You can read the redacted Review below.


2006/7 Management Review of the Sensitive Policing Unit

Following Freedom of Information requests, Staffordshire Police has today published a report that reviews aspects of the work of the force's Sensitive Policing Unit, which was, up until 2007, responsible for the management of Covert Human Intelligence Sources and protected witnesses. (This version of the Costello Report updated 3 May 2017).

The document was provided to the IPCC as part of Operation Kalmia, which investigated the actions of officers following the quashing of convictions, in 2010, of five men for the murder of Kevin Nunes in 2002.

The 2006/7 Management Review of the Sensitive Policing Unit was a detailed examination undertaken by a highly experienced senior officer within Staffordshire Police.

The Review was commissioned following an informal meeting between the head of the unit and the head of professional standards at Staffordshire Police, over alleged incidents involving officers working in the Unit and in particular the handling of protected witnesses in the investigation into the murder of Kevin Nunes.
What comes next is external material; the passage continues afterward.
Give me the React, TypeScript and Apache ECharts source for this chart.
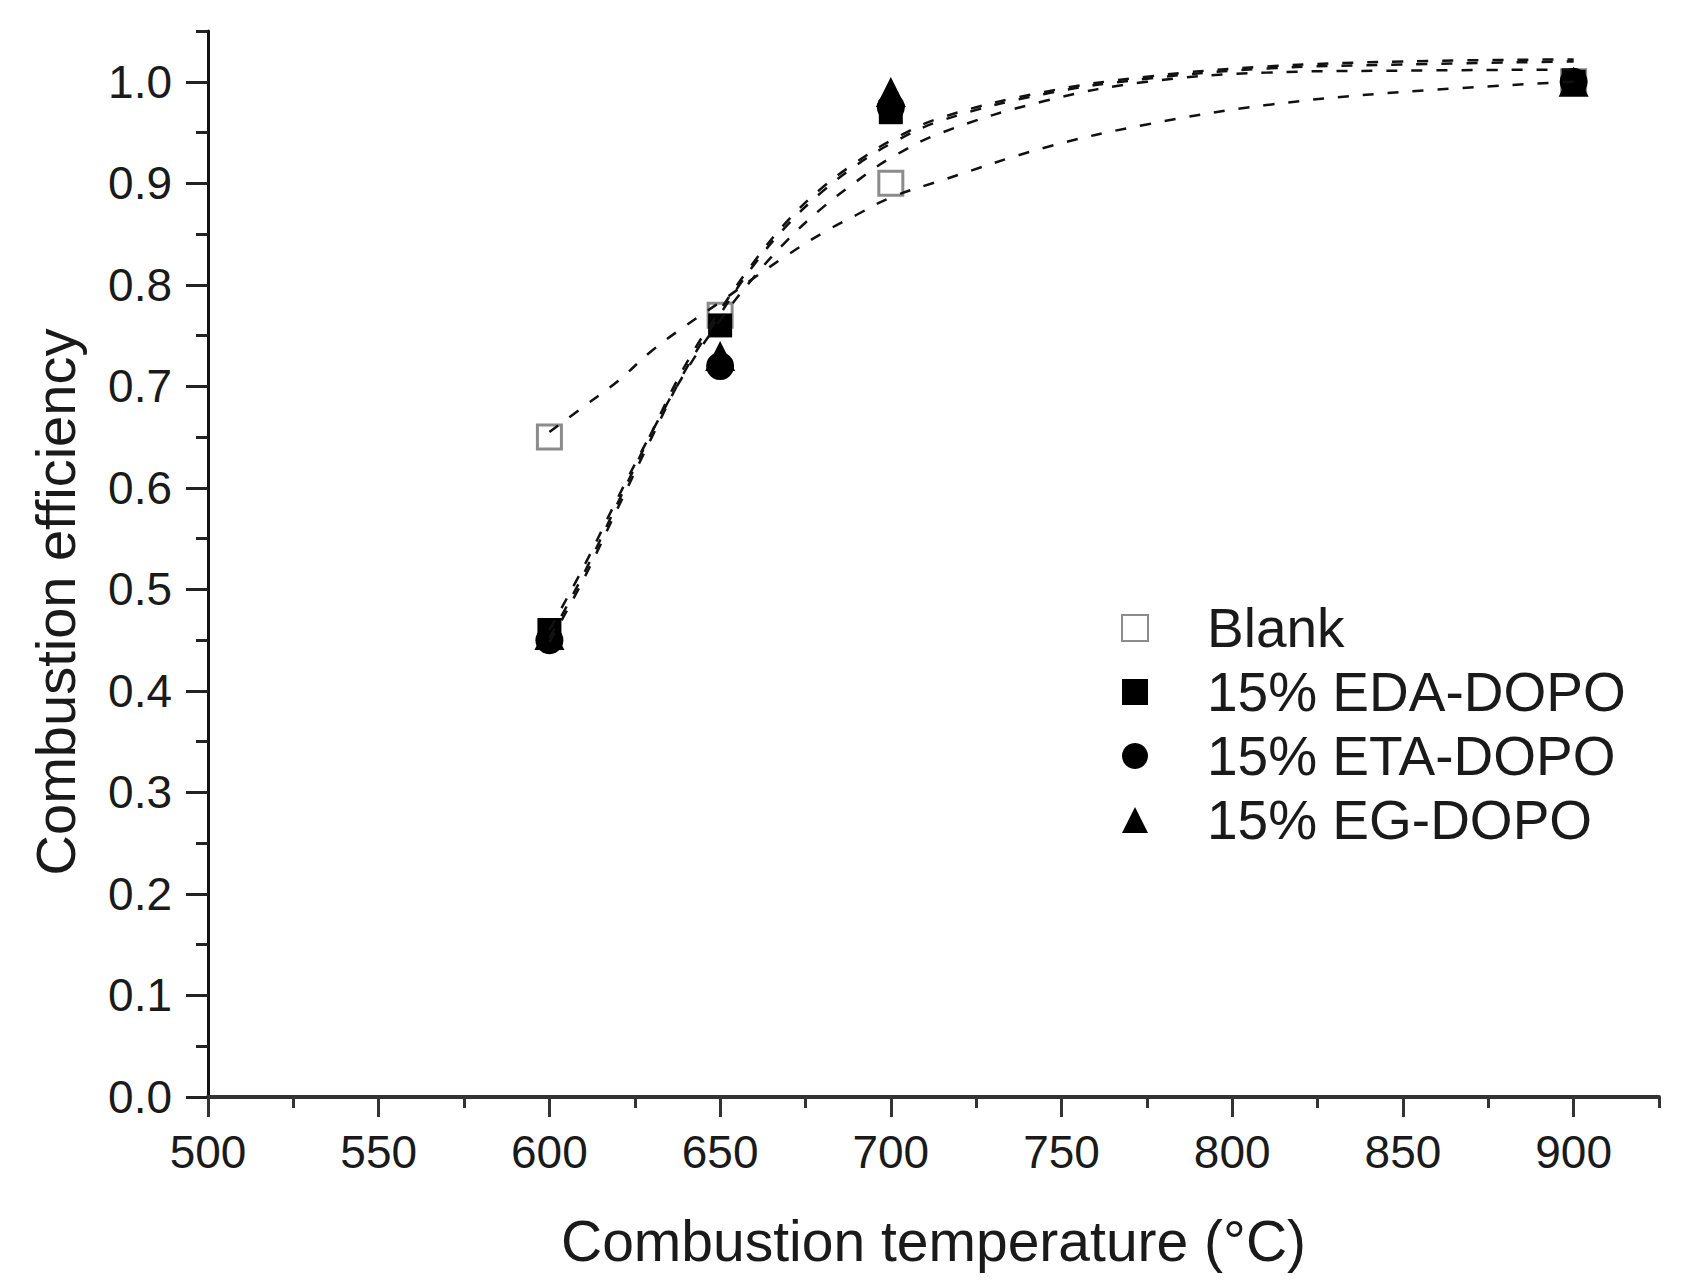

The content of the report shows that the actions of some of those in the Unit ten years ago is not one that now, or at the time, met the high standards we expect of officers and staff working for Staffordshire Police.

Any mistakes or misconduct were of a professional, not criminal nature, and tackled according to the force's disciplinary process, as set out in the Review.

Since 2012, the management of protected people by individual forces has passed to a national agency known as the UK Protected Persons Service, and with the creation of this national body there is now much clearer and stricter rules governing this very sensitive and specialist area of police work.

This Review is now being published following agreement by the IPCC and an indication by them that they will be publishing the Kalmia report in due course, and their decision last year that no further action is required against any serving officer in relation to this review or the wider Kalmia investigation.